Requirement:
Look for "with" in the listing below. Gather each line that contains it.
+ + +
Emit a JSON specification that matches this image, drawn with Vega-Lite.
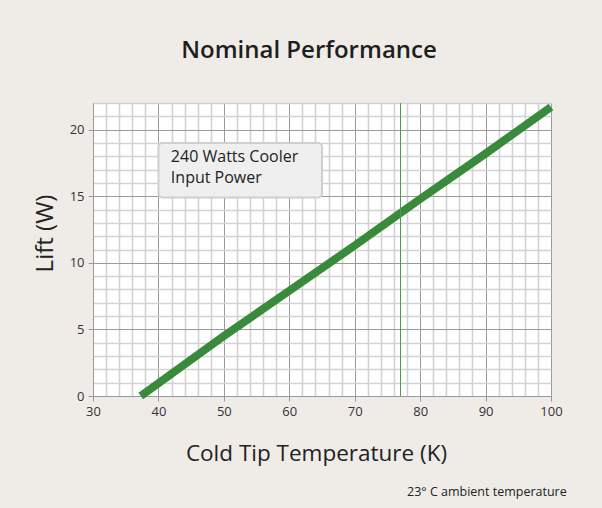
{
  "$schema": "https://vega.github.io/schema/vega-lite/v6.json",
  "width": 458,
  "height": 293,
  "autosize": "none",
  "padding": {"left": 93, "top": 103, "right": 51, "bottom": 112},
  "background": "#efece8",
  "title": {
    "text": "Nominal Performance",
    "font": "Open Sans",
    "fontSize": 24,
    "fontWeight": 600,
    "color": "#1e1e1e",
    "anchor": "middle",
    "dx": -13,
    "baseline": "alphabetic",
    "offset": 9
  },
  "config": {
    "view": {"fill": "white", "stroke": "#aaaaaa"},
    "font": "Open Sans"
  },
  "layer": [
    {
      "data": {"values": [
        {"temp": 37.3, "lift": 0},
        {"temp": 50, "lift": 4.5},
        {"temp": 60, "lift": 7.9},
        {"temp": 70, "lift": 11.3},
        {"temp": 80, "lift": 14.8},
        {"temp": 90, "lift": 18.2},
        {"temp": 100, "lift": 21.7}
      ]},
      "mark": {"type": "line", "color": "#3a8a3c", "strokeWidth": 8, "strokeCap": "butt"},
      "encoding": {
        "x": {
          "field": "temp", "type": "quantitative",
          "scale": {"domain": [30, 100], "nice": false, "zero": false},
          "axis": {
            "title": "Cold Tip Temperature (K)",
            "titleFont": "Open Sans",
            "titleFontSize": 22.5,
            "titleFontWeight": "normal",
            "titleColor": "#222222",
            "titlePadding": 24,
            "titleX": 223,
            "tickCount": 200,
            "format": "d",
            "values": [30,32,34,36,38,40,42,44,46,48,50,52,54,56,58,60,62,64,66,68,70,72,74,76,78,80,82,84,86,88,90,92,94,96,98,100],
            "labelExpr": "datum.value % 10 === 0 ? datum.label : ''",
            "labelOverlap": false,
            "labelFlush": false,
            "labelFontSize": 13,
            "labelColor": "#333333",
            "labelPadding": 4,
            "grid": true,
            "gridColor": {"condition": {"test": "datum.value % 10 === 0", "value": "#9a9a9a"}, "value": "#d2d2d2"},
            "gridWidth": {"condition": {"test": "datum.value % 10 === 0", "value": 1}, "value": 1.6},
            "gridOpacity": 1,
            "ticks": true,
            "tickSize": 5,
            "tickColor": "#999999",
            "tickOpacity": {"condition": {"test": "datum.value % 10 === 0", "value": 1}, "value": 0},
            "domainColor": "#999999"
          }
        },
        "y": {
          "field": "lift", "type": "quantitative",
          "scale": {"domain": [0, 22], "nice": false},
          "axis": {
            "title": "Lift (W)",
            "titleFont": "Open Sans",
            "titleFontSize": 24,
            "titleFontWeight": "normal",
            "titleColor": "#222222",
            "titlePadding": 12,
            "titleY": 130,
            "tickCount": 200,
            "format": "d",
            "values": [0,1,2,3,4,5,6,7,8,9,10,11,12,13,14,15,16,17,18,19,20,21,22],
            "labelExpr": "datum.value % 5 === 0 ? datum.label : ''",
            "labelOverlap": false,
            "labelFlush": false,
            "labelFontSize": 13,
            "labelColor": "#333333",
            "labelPadding": 4,
            "grid": true,
            "gridColor": {"condition": {"test": "datum.value % 5 === 0", "value": "#9a9a9a"}, "value": "#d2d2d2"},
            "gridWidth": {"condition": {"test": "datum.value % 5 === 0", "value": 1}, "value": 1.6},
            "gridOpacity": 1,
            "ticks": true,
            "tickSize": 5,
            "tickColor": "#999999",
            "tickOpacity": {"condition": {"test": "datum.value % 5 === 0", "value": 1}, "value": 0},
            "domainColor": "#999999"
          }
        }
      }
    },
    {
      "data": {"values": [{"temp": 77}]},
      "mark": {"type": "rule", "color": "#4a9e4a", "strokeWidth": 1},
      "encoding": {"x": {"field": "temp", "type": "quantitative"}}
    },
    {
      "data": {"values": [{"x1": 40.0, "x2": 65.0, "y1": 19.0, "y2": 14.9}]},
      "mark": {"type": "rect", "fill": "#efeff0", "stroke": "#cfcfcf", "strokeWidth": 2, "cornerRadius": 4},
      "encoding": {
        "x": {"field": "x1", "type": "quantitative"},
        "x2": {"field": "x2"},
        "y": {"field": "y1", "type": "quantitative"},
        "y2": {"field": "y2"}
      }
    },
    {
      "data": {"values": [
        {"tx": 41.9, "ty": 17.55, "label": ["240 Watts Cooler", "Input Power"]}
      ]},
      "mark": {"type": "text", "align": "left", "baseline": "alphabetic", "fontSize": 16, "lineHeight": 21, "font": "Open Sans", "color": "#222222"},
      "encoding": {
        "x": {"field": "tx", "type": "quantitative"},
        "y": {"field": "ty", "type": "quantitative"},
        "text": {"field": "label"}
      }
    },
    {
      "data": {"values": [{"tx": 90.2, "ty": -7.2, "label": "23° C ambient temperature"}]},
      "mark": {"type": "text", "align": "center", "baseline": "middle", "fontSize": 12.5, "font": "Open Sans", "color": "#222222", "clip": false},
      "encoding": {
        "x": {"field": "tx", "type": "quantitative"},
        "y": {"field": "ty", "type": "quantitative"},
        "text": {"field": "label"}
      }
    }
  ]
}
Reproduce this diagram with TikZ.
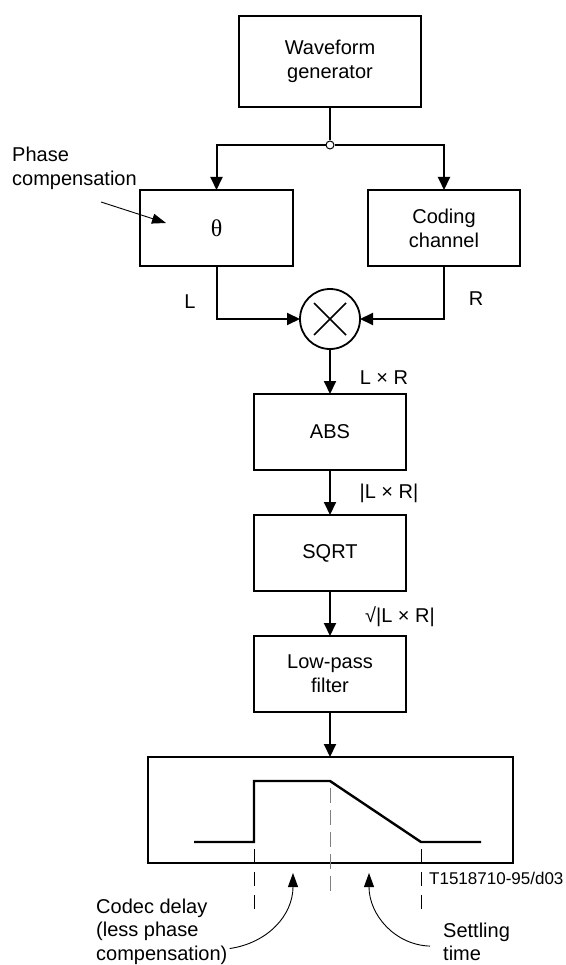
\documentclass[tikz,border=0pt]{standalone}
\usepackage{fontspec}
\setmainfont{Liberation Sans}
\newfontfamily\thetafont{Liberation Serif}
\usetikzlibrary{positioning,arrows.meta,calc}
\tikzset{
  blk/.style={draw,line width=2pt,minimum width=152pt,minimum height=76pt,
              inner sep=0pt,outer sep=0pt,align=center,
              font=\fontsize{20}{24}\selectfont},
  mixer/.style={draw,circle,line width=1.8pt,minimum size=60pt,inner sep=0pt,outer sep=0pt},
  junc/.style={draw,circle,fill=white,line width=1pt,minimum size=8pt,inner sep=0pt},
  lbl/.style={inner sep=0pt,font=\fontsize{20}{24}\selectfont},
  txt/.style={inner sep=0pt,align=left,anchor=north west,font=\fontsize{20}{23.5}\selectfont},
  arr/.style={-{Triangle[length=13pt,width=12pt]},line width=2pt},
  thinarr/.style={-{Triangle[length=14pt,width=10pt]},line width=0.9pt},
  trace/.style={line width=2.4pt},
  guide/.style={line width=0.9pt,dash pattern=on 14pt off 9pt},
}
\begin{document}
\begin{tikzpicture}[x=1pt,y=-1pt,node distance=45pt]
  \useasboundingbox (0,0) rectangle (565,965);
  \node[blk,minimum width=182pt,minimum height=91pt] (wave) at (330,61.5) {Waveform\\generator};
  \node[junc] (dot) at (330,145) {};
  \node[blk,minimum width=153pt] (theta) at (216.5,228) {\thetafont\fontsize{24}{24}\selectfont θ};
  \node[blk] (coding) at (444,228) {Coding\\channel};
  \node[mixer] (mult) at (330,319) {};
  \node[blk,below=of mult] (abs) {ABS};
  \node[blk,below=of abs] (sqrt) {SQRT};
  \node[blk,below=of sqrt] (lpf) {Low-pass\\filter};
  \node[blk,minimum width=365pt,minimum height=106pt,below=of lpf] (scope) {};

  \draw[line width=1.5pt] ($(mult)+(-16,-16)$) -- ($(mult)+(16,16)$)
                          ($(mult)+(-16,16)$) -- ($(mult)+(16,-16)$);

  \draw[line width=2.8pt] (wave) -- (dot);
  \draw[arr] (dot) -| (theta);
  \draw[arr] (dot) -| (coding);
  \draw[arr] (theta) |- (mult);
  \draw[arr] (coding) |- (mult);
  \draw[arr] (mult) -- (abs);
  \draw[arr] (abs) -- (sqrt);
  \draw[arr] (sqrt) -- (lpf);
  \draw[arr] (lpf) -- (scope);

  \node[lbl] (lblL) at (190,302) {L};
  \node[lbl] (lblR) at (476,299) {R};
  \node[lbl] (lblLR) at (384,378) {L × R};
  \node[lbl] (lblabs) at (389,493) {|L × R|};
  \node[lbl] (lblsqrt) at (400,617) {√|L × R|};

  \node[txt,font=\fontsize{20}{24.5}\selectfont] (phase) at (12,146.5) {Phase\\compensation};
  \coordinate (phstart) at (101,202);
  \draw[thinarr] (phstart) -- (166,223);

  \draw[trace] (194,842) -- (254,842) -- (254,781) -- (330,781) -- (421,842) -- (481,842);
  \draw[guide] (254,849) -- (254,909);
  \draw[guide,gray,dash pattern=on 15pt off 7pt] (330,788) -- (330,894);
  \draw[guide] (421,849) -- (421,909);

  \node[inner sep=0pt,anchor=west,font=\fontsize{17}{20}\selectfont] (tag) at (429,878) {T1518710-95/d03};

  \node[txt] (codec) at (96,898.5) {Codec delay\\(less phase\\compensation)};
  \node[txt] (settle) at (443,922.5) {Settling\\time};
  \coordinate (cdtip) at (293,873);
  \coordinate (sttip) at (369,873);
  \draw[thinarr] ($(codec.south east)+(2,-16)$) .. controls (268,943) and (293,915) .. (cdtip);
  \draw[thinarr] ($(settle.south west)+(-13,-15)$) .. controls (395,945) and (369,915) .. (sttip);
\end{tikzpicture}
\end{document}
+ + +
Exercise response:
Emit a JSON specification that matches this image, drawn with Vega-Lite.
Reproduce this diagram with TikZ.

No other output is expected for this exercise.